Excited, I tried on. The neckline was really wide and there was too much fabric in the sides! Then as I mentioned when I made my Zohra, I remembered that billowy sleeves seem to suit other people much better then they suit me! To save it I knew the number one thing I needed to do was take some out of the side seams. Sadly this meant I would have to unpick the drawstring channel. I managed to avoid having to unpick any overlocking. I took out about 5cm in total from each side. This time I tried on BEFORE committing my waist seam and it looked much better. The neckline is still very gapey, but I get that's kind of a cute feature on a beach cover-up. I had to remind myself this pattern wasn't necessarily designed for spookily lurking round stone circles mid-autumn! If I wear the kaftan a little off the shoulder the drawstring sits quite nicely below my boobs and a little lower on my back.
Happier with the fit, I topstiched where the channel meets the top which makes for a super lovely professional looking finish.
I faffed about with the idea of making the sleeves a little narrower from the over-arm seam, but it didn't quite seem worth it. I took off 10cm from the bottom so it's more of a top than a tunic. I did a really simple hem on both the bottom and the sleeves. Then it was about done!

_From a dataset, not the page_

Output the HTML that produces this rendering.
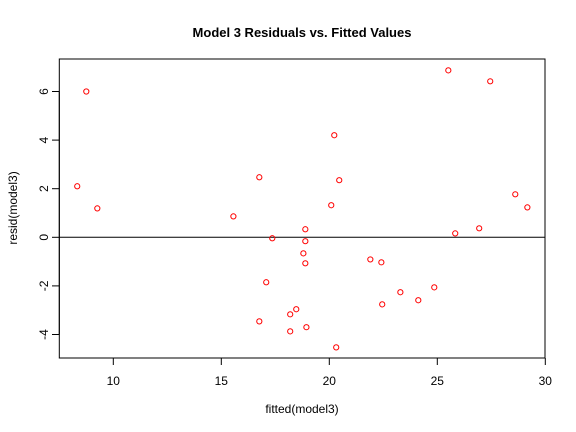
<!DOCTYPE html>
<html><head><meta charset="utf-8"><style>
body{margin:0;background:#fff;}
svg{display:block;font-family:"Liberation Sans",Arial,sans-serif;}
</style></head><body>
<svg id="chart" width="576" height="432">
<text x="302" y="37" text-anchor="middle" font-size="13" font-weight="bold">Model 3 Residuals vs. Fitted Values</text>
<text x="302" y="413" text-anchor="middle" font-size="12">fitted(model3)</text>
<text transform="translate(17,208) rotate(-90)" text-anchor="middle" font-size="12">resid(model3)</text>
<rect x="59.3" y="59" width="485.7" height="299" fill="none" stroke="#000" stroke-width="1"/>
<g id="xt"></g><g id="yt"></g><g id="pts"></g>
</svg>
<script>
const fitted=[8.75,8.33,9.26,15.56,16.76,17.36,17.08,16.76,18.19,18.47,18.19,18.89,18.89,18.80,18.89,18.94,20.09,20.23,20.46,20.32,21.90,22.41,22.45,23.29,24.12,24.86,25.51,25.83,26.94,27.45,28.61,29.17];
const resid=[6.0,2.10,1.19,0.86,2.47,-0.04,-1.85,-3.46,-3.17,-2.96,-3.87,0.33,-0.16,-0.66,-1.07,-3.70,1.32,4.20,2.35,-4.53,-0.91,-1.03,-2.76,-2.26,-2.59,-2.06,6.87,0.16,0.37,6.42,1.77,1.23];
const xTicks=[10,15,20,25,30];
const yTicks=[-4,-2,0,2,4,6];
const X=v=>113.3+(v-10)*21.6;
const Y=v=>237.3-v*24.3;
const NS="http://www.w3.org/2000/svg";
function mk(t,a,p){const e=document.createElementNS(NS,t);for(const k in a)e.setAttribute(k,a[k]);p.appendChild(e);return e;}
const xt=document.getElementById('xt'),yt=document.getElementById('yt'),pts=document.getElementById('pts');
mk('line',{x1:X(10),x2:X(30),y1:358,y2:358,stroke:'#000'},xt);
xTicks.forEach(v=>{
 const l=mk('line',{x1:X(v),x2:X(v),y1:358,y2:365,stroke:'#000'},xt);
 
 
 const t=mk('text',{x:X(v),y:385,'text-anchor':'middle','font-size':12},xt);t.textContent=v;
 
 
});
mk('line',{x1:59.3,x2:59.3,y1:Y(-4),y2:Y(6),stroke:'#000'},yt);
yTicks.forEach(v=>{
 const l=mk('line',{x1:52,x2:59.3,y1:Y(v),y2:Y(v),stroke:'#000'},yt);
 
 
 const t=mk('text',{transform:`translate(48,${Y(v)}) rotate(-90)`,'text-anchor':'middle','font-size':12},yt);t.textContent=v;
 
 
});
const z=mk('line',{x1:59.3,x2:545,y1:Y(0),y2:Y(0),stroke:'#000'},pts);


fitted.forEach((f,i)=>{
 const c=mk('circle',{cx:X(f),cy:Y(resid[i]),r:2.6,fill:'none',stroke:'#f00','stroke-width':1},pts);
 
 
});
</script>
</body></html>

The pattern is really easy to follow. I would advise anyone making it to cut a couple of sizes smaller than their actual size- I'm guessing I ended up with a size 4 after taking so much out!! I terms of practicality, I'm not too sure when I'm going to get chance to wear it seeing as it doesn't look like anyone's going to be taking me on a spooky beach holiday anytime soon! I reckon I'll get a bit of gig wear out of it though. If I make another I think I'd quite like to add some embellishments around the neckline and maybe use some fancy topstitching thread.